Background: Pediatric craniofacial reconstruction (CFR) procedures involve wide scalp dissections with multiple osteotomies and have been associated with significant morbidity. The aim of this study was to document the incidence of clinically important problems, particularly related to blood loss, and perform a risk factor analysis.
Methods: Records of all patients who underwent craniofacial surgery at the Children's Hospital of Philadelphia between December 1, 2001 and January 1, 2006 were reviewed. Data were collected from the electronic anesthesia record, intensive care unit (ICU) progress notes, and discharge summary.
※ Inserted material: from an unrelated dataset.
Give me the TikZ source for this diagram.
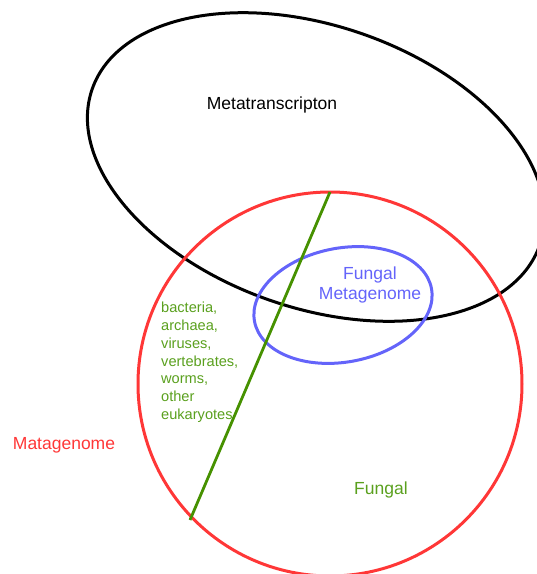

All intraoperative laboratory values and all laboratory values obtained upon arrival in the ICU were recorded. A multivariable analysis was performed to evaluate associations between elements of intraoperative management and the following clinical outcomes: intraoperative hypotension, intraoperative metabolic acidosis, presence of a postoperative coagulation test abnormality, and postoperative administration of hemostatic blood products.
Results: Data for 159 patients were reviewed. The mean volume of packed red blood cells transfused intraoperatively was 51 ml x kg(-1). Multivariable analysis revealed that intraoperative administration of albumin was strongly correlated with both an increased incidence of postoperative coagulation derangements and postoperative administration of hemostatic blood products (Odds Ratio 5.9, 2.8, respectively), while intraoperative fresh frozen plasma (FFP) administration was associated with an opposite effect (Odds Ratio 0.94, 0.97, respectively).
Conclusions: In pediatric CFR procedures where the volume of blood loss routinely exceeds one blood volume, intraoperative administration of FFP favorably impacted postoperative laboratory coagulation parameters.